People often have a business requirement to create documents containing common information as well as information that is specific to the product being documented. Some products achieve this with a concept of "Conditional text" where information is included or excluded when certain criteria are met. We have chosen a different approach - a combination of:

  1. Embedded Topics - allowing you to reuse chunks of text right down to paragraph level. You would not create a topic for each product specific sentence, but rather for the common information that you would then reuse in "Composite" topics which would contain your product specific information.
  2. Composite Topics - these topics are made up of the specific information that relate to the product being documented, and common information can be added using embedded topics.
  3. Variables - used for smaller chunks of text, such as product names, or product specific sentences.

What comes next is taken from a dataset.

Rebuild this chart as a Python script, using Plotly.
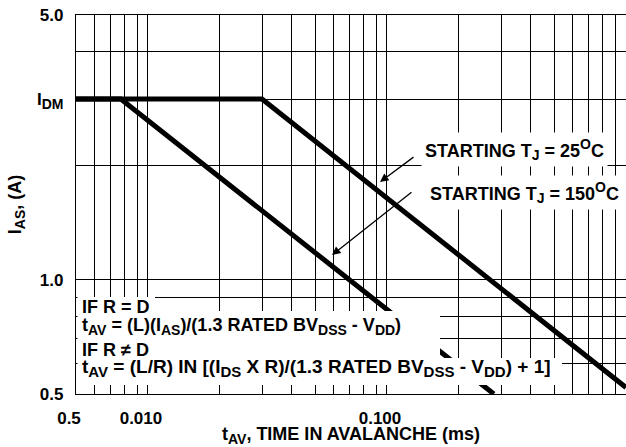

So for example, in a situation where you want to reuse the "same" topic in the documentation of 2 different products A and B and:

  • In the product A documentation, topic T1 contains 1 product A specific paragraph.
  • In the product B documentation, topic T1 contains 2 product B specific sentences.

This product specific text appears in different places within the topic.

Conditional text

First, you would create two Books - one for Product A and one for Product B. Remember that you are simply reusing common topics, so you are still single sourcing. If you change the topic in one place, the change is made everywhere the Topic is used. You can also use sub-books for common chapters or sections - say for example, you had an Introduction or Installation section that was the same across your documentation set, you would create a Book for this section, then drag this Book into your main Product Book. The advantage of sub-books, is that when you update them - add, remove, promote and demote topics - the main (or master) Book is updated automatically.

Then, you would not create one occurrence of Topic (T1), but instead create two new topics (T1) and (T2) - one for each product. These two "composite" topics would contain the product specific information, and reuse embedded topics for the common information. This way you can also easily control the placement of the information in each topic. You would use Variables, either in the embedded or composite topics, for the product specific sentences.